Late night eating could be ruining your health

03 October 2017 - 00:06

Afu

Foodaholic. Travel Buff. Smartphoneographer.

I bet you have heard this already, late-night snacking is not good for you. Which is true. Now a recent research has shed more light into this topic.

An ongoing study at Perelman School of Medicine at the University of Pennsilvaniya in the United States, has found that compared to eating earlier in the day, and snacking on food after hours or delaying your dinner until late-night, has a negative impact on your weight, insulin, cholestrol levels, fat metabolism, and hormonal markers for heart disease and diabetes.

Throughout a two month period, nine healthy adults were asked to eat three meals and two snacks every day between 8 a.m. to 7 p.m. The participants returned after a few weeks off from the study, and was then asked to eat three meals and two snacks from noon to 11 p.m. 

Researchers then analyzed changes in the participants weight, metabolism, and calorie burn - the results indicated that delayed-eating caused their an increase in their negative metabolic profiles: weight, insulin, cholesterol, fasting glucose, and triglyceride levels. 

“We know from our sleep-loss studies that when you’re sleep deprived, it negatively affects weight and metabolism in part due to late-night eating, but now these early findings, which control for sleep, give a more comprehensive picture of the benefits of eating earlier in the day,” says the study’s lead author Namni Goel, PhD.
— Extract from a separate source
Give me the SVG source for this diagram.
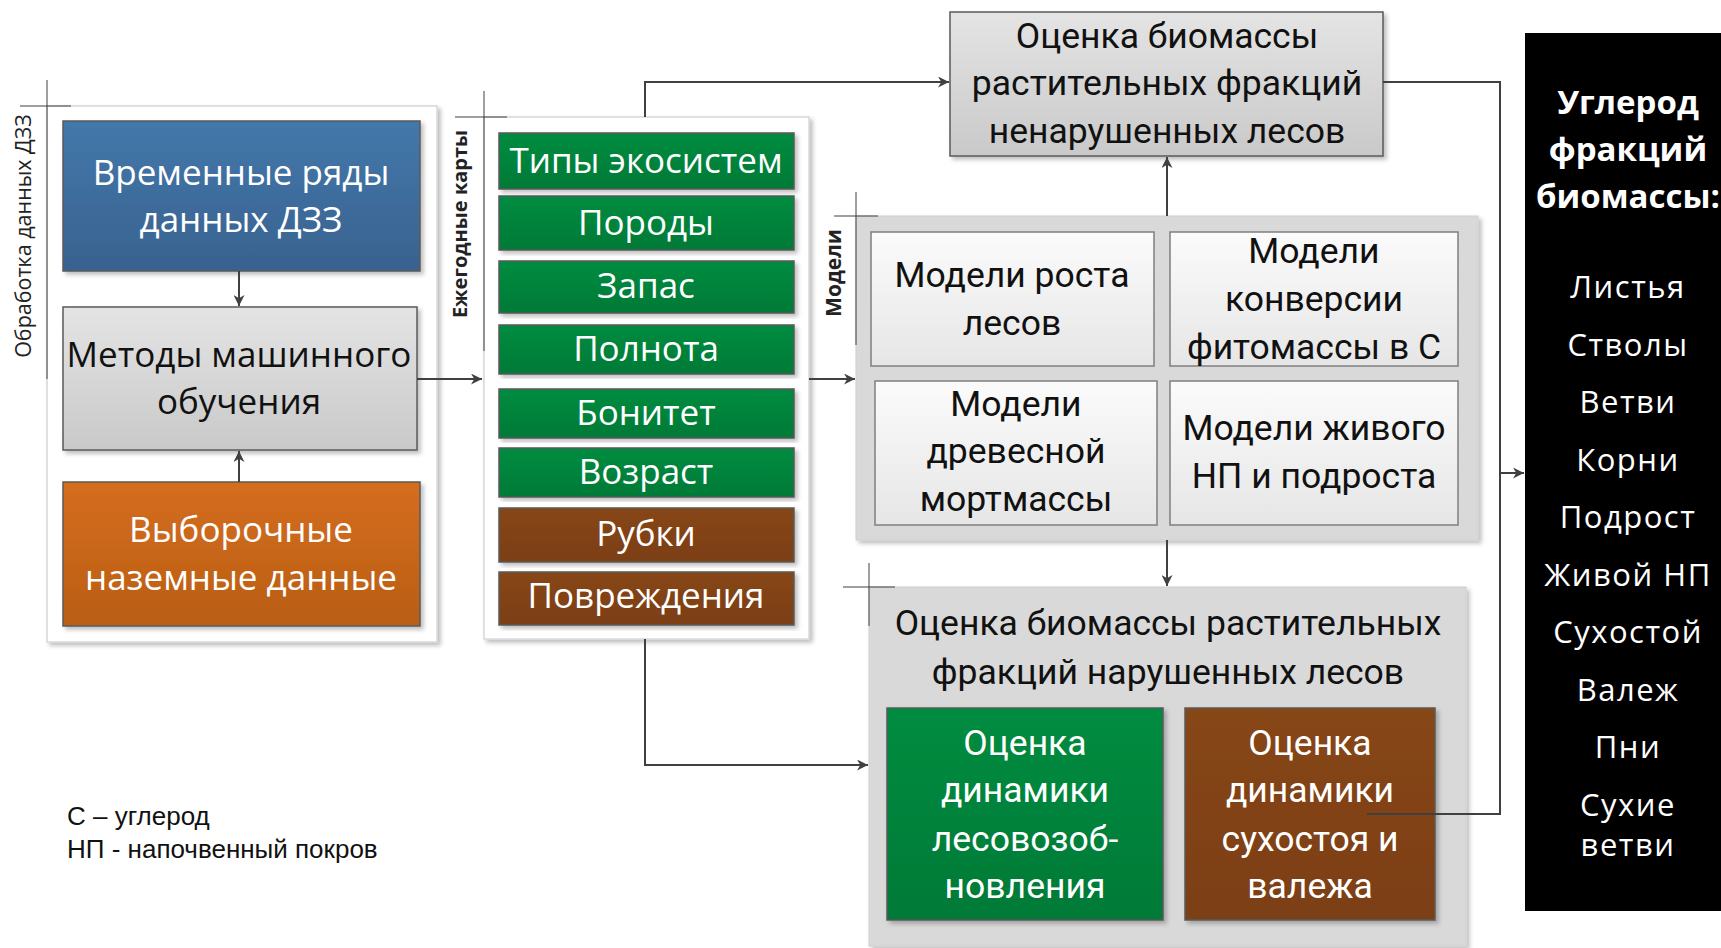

Moreover, due to the late-night eating, the participant's hormonal profile showed delayed peak in the appetite-stimulating hormone ghreling, which slowed the release of leptin - the hormone that lets us know when we are full. The opposite results were seen for the daytime eating plan. The implication is that eating earlier might prevent late-night snacking or overeating during the evening.

"Eating later can promote a negative profile of weight, energy, and hormone markers—such as higher glucose and insulin, which are implicated in diabetes, and cholesterol and triglycerides, which are linked with cardiovascular problems and other health conditions." says Namni Goel.